2.1. Con il motivo in esame l’Agenzia tenta di sottoporre a questa Sede di legittimità un riesame del merito, affrontato dal giudice d’appello, laddove lo stesso ha in fatto accertato che ‘i soci hanno investito una considerevole somma per avviare un’attività commerciale effettiva: la realizzazione, commercializzazione, vendita/affitto di un Centro Commerciale posto in Caltanissetta e successivamente hanno continuato a credere nel progetto mettendo in campo ogni azione necessaria al perpetuare dell’attività. Il non avere più capitali propri da investire in azienda dopo averne già investiti tanti e dopo aver subito ingenti perdite non è certo una scelta imprenditoriale. Il mancato rinnovo delle autorizzazioni e licenze necessarie per costruire, l’evidente crisi del mercato immobiliare, le mutate condizioni imposte dalle Amministrazioni Pubbliche locali costituiscono ‘oggettive situazioni’ che possono consentire la disapplicazione della normativa in argomento. L’Agenzia in nessuna parte del diniego individua elementi elusivi nel comportamento della Società o comunque elementi che indichino indebiti benefici raggiunti con questi censurati comportamenti industriali’.
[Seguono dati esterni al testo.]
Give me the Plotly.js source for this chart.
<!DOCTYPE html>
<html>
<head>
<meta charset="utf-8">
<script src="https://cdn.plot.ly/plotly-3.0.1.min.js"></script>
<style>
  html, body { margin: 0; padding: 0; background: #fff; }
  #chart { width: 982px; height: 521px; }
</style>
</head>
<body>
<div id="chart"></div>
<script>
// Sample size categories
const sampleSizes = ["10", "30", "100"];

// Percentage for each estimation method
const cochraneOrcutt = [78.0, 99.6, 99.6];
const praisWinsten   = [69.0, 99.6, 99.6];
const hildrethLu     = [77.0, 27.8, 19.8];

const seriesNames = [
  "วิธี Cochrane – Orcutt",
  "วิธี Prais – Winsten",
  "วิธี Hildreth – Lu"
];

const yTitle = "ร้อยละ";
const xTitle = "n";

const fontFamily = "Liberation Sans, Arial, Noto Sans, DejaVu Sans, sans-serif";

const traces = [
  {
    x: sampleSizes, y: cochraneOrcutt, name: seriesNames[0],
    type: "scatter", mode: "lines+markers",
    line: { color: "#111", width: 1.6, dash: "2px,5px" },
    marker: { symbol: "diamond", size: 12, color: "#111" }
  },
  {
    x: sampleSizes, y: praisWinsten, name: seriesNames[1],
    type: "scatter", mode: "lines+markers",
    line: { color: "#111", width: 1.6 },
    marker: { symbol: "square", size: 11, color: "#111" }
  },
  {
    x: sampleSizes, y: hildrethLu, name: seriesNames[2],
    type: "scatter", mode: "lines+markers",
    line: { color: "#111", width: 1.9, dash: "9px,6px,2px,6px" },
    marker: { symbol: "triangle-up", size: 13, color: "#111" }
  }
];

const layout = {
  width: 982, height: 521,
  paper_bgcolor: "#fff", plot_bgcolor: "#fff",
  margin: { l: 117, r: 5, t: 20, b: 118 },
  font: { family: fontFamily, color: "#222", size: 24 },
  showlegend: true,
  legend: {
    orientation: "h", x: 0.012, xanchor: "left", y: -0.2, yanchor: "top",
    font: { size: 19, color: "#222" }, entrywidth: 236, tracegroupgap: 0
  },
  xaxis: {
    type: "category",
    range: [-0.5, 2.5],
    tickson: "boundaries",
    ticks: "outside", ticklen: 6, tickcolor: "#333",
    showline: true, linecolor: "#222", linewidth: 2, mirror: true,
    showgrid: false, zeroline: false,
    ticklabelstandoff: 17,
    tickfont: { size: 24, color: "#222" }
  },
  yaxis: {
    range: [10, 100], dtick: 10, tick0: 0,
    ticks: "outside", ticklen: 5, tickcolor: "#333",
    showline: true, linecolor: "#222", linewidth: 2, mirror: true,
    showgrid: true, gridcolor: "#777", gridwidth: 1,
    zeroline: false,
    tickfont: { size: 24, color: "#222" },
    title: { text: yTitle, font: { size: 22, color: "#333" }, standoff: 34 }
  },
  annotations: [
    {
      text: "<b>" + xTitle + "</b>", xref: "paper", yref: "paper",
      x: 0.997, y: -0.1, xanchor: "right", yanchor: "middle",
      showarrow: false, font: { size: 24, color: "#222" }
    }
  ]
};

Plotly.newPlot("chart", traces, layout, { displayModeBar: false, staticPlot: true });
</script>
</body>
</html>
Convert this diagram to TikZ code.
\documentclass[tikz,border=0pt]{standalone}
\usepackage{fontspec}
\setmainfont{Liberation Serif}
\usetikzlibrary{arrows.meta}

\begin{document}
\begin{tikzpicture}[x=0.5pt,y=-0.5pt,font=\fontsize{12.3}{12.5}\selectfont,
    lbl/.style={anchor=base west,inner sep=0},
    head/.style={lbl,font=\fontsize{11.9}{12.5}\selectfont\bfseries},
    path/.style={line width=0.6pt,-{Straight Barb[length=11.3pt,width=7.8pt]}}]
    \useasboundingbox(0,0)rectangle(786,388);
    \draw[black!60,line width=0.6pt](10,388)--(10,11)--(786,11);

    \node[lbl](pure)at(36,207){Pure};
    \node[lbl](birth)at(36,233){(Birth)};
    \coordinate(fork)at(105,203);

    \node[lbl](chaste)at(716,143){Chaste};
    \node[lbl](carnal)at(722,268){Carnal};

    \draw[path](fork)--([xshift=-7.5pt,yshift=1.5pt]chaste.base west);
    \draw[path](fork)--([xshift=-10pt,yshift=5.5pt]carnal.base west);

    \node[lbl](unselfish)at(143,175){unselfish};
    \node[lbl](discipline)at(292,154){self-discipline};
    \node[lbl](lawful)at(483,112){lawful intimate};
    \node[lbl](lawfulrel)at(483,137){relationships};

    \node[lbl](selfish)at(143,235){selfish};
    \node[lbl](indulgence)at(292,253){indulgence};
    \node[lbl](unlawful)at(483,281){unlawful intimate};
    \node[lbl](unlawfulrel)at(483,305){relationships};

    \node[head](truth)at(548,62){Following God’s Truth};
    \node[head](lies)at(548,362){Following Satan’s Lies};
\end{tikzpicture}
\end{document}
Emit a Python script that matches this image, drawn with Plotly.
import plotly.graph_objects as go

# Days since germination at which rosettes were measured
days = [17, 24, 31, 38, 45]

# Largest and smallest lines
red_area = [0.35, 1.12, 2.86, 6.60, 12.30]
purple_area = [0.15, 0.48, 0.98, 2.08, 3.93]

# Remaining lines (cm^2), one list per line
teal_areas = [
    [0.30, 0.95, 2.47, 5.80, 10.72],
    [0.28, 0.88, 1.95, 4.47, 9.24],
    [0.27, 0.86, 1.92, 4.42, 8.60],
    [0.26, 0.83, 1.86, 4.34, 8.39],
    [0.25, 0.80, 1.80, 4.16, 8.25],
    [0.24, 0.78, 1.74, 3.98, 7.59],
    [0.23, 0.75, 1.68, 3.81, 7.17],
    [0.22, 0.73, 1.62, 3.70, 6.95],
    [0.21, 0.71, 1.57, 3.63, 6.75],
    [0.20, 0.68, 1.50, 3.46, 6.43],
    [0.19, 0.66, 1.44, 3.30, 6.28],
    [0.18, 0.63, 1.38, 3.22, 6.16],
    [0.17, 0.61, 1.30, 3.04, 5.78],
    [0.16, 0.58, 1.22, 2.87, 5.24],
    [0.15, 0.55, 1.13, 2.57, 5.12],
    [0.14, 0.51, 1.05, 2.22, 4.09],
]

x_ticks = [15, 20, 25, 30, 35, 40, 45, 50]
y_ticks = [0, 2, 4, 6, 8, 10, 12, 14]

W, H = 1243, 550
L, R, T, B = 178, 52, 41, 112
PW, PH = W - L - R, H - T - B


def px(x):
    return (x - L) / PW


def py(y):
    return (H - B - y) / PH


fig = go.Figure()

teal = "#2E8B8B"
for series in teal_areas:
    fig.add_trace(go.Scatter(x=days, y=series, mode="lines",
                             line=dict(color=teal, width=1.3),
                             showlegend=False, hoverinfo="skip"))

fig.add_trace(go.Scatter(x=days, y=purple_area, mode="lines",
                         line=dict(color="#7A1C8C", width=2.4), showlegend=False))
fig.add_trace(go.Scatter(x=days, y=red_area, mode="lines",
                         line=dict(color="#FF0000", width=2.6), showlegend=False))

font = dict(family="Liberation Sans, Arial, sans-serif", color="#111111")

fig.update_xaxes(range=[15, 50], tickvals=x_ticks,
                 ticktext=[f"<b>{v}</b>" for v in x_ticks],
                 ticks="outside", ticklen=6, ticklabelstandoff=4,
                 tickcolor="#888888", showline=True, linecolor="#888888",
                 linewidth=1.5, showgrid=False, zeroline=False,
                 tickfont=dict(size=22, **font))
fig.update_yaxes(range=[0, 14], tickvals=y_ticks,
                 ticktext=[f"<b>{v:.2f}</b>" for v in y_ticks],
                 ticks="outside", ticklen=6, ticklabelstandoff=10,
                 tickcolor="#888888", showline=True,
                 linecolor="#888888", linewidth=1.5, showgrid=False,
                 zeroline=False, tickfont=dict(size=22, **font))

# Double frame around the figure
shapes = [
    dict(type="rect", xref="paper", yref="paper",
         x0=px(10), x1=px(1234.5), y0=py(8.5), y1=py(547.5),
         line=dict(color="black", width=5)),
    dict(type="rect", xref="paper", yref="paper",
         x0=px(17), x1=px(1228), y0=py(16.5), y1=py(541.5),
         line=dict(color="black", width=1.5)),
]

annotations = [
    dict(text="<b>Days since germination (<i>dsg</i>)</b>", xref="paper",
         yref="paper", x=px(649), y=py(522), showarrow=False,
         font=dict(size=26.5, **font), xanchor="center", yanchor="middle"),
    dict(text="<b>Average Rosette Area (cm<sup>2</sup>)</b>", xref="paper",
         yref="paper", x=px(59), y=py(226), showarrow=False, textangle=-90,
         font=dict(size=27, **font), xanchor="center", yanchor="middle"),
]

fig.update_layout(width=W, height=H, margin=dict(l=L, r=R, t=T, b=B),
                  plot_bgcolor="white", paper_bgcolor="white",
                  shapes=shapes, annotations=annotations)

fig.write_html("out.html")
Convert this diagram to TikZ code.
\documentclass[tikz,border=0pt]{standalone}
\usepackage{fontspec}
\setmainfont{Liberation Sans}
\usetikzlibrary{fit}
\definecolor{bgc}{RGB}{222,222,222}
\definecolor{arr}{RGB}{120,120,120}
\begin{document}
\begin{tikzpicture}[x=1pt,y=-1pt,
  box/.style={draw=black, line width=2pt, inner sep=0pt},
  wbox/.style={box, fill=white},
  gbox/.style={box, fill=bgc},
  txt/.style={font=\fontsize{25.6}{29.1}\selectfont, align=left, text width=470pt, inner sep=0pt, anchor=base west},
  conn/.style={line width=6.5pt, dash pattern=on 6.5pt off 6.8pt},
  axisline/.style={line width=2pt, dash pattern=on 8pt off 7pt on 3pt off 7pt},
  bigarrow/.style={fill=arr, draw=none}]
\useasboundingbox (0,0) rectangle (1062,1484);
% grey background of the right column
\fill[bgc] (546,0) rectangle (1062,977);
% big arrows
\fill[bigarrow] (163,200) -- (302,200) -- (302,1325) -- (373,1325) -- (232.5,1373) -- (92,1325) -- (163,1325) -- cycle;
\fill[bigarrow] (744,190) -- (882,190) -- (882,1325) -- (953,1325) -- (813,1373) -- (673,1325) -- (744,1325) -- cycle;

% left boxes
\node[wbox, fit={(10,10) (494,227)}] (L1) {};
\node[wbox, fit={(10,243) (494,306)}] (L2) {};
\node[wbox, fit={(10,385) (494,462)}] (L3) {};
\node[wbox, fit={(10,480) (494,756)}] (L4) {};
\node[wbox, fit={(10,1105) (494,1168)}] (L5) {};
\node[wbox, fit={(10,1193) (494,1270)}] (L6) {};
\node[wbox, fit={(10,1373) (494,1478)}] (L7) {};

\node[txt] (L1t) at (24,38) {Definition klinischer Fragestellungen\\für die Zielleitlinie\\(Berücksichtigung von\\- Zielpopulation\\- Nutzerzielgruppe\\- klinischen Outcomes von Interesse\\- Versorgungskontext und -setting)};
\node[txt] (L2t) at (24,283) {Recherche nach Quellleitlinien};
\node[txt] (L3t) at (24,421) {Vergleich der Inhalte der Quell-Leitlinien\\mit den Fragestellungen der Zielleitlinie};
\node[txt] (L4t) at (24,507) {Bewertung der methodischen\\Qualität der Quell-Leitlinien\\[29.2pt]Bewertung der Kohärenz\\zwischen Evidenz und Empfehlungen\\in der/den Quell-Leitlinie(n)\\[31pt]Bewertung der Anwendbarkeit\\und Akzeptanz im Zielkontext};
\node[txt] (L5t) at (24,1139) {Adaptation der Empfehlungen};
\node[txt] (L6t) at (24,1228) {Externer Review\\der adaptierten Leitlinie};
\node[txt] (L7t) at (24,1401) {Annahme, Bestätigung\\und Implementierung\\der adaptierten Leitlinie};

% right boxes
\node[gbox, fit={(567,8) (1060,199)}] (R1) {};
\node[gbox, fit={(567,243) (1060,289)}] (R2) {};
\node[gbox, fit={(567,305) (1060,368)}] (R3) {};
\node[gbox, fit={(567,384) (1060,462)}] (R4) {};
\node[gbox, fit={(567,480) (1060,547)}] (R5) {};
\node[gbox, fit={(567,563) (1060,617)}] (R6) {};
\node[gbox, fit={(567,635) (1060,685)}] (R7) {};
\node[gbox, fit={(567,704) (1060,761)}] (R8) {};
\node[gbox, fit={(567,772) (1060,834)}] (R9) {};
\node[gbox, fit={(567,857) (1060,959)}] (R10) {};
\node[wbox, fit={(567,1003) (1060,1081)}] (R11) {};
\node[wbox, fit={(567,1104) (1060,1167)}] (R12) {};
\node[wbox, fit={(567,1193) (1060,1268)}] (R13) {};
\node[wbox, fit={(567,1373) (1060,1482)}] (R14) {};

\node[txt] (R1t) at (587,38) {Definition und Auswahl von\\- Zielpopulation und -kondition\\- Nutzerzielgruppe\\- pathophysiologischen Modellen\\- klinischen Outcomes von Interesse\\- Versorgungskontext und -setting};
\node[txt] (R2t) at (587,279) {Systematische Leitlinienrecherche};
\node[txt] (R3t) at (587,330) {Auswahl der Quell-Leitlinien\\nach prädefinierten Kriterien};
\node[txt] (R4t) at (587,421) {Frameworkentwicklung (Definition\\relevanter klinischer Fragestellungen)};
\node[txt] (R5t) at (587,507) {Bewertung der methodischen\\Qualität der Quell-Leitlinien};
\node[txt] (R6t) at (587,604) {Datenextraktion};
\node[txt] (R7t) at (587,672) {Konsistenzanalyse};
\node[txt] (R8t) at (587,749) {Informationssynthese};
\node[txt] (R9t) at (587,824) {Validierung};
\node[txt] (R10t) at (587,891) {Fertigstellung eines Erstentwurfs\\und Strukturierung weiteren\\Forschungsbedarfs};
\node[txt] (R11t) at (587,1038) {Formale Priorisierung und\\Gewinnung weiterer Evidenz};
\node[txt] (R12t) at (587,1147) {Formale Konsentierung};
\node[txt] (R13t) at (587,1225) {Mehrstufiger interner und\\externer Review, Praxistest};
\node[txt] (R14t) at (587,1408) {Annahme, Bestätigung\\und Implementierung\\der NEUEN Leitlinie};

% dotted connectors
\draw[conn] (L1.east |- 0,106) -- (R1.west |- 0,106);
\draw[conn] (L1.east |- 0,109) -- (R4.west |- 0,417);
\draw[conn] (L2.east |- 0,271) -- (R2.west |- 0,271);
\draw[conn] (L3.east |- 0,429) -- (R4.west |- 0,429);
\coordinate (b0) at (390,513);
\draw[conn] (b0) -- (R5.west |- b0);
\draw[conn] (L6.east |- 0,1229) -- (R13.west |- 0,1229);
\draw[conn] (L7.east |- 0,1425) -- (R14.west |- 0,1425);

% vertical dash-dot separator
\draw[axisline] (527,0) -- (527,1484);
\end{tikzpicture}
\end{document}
La deduzione del profilo delle perdite è poi presupposta e non contestata in fatto, ma d’altronde essa neppure attiene al contenuto dell’atto impugnato.
Da quanto precede discende il rigetto del ricorso, con aggravio di spese in capo alla ricorrente.
Nei confronti dell’Agenzia delle Entrate non sussistono i presupposti processuali per dichiarare l’obbligo di versare, ai sensi dell’art. 13, comma 1quater , del d.p.r. n. 115 del 2002, nel testo introdotto dall’art. 1, comma 17, della I. n. 228 del 2012, un ulteriore importo a titolo di contributo unificato, non potendo tale norma trovare applicazione nei confronti delle Amministrazioni dello Stato che,
mediante il meccanismo della prenotazione a debito, sono esentate dal pagamento delle imposte e tasse che gravano sul processo (cfr. Cass.n.1778 del 29/01/2016).
P. Q. M.
La Corte rigetta il ricorso.
Condanna la ricorrente al pagamento delle spese che liquida in € 7.000,00, oltre rimborso forfettario nel 15 % dell’onorario, i.v.a. e c.p.a. se dovute, oltre a esborsi per € 200,00.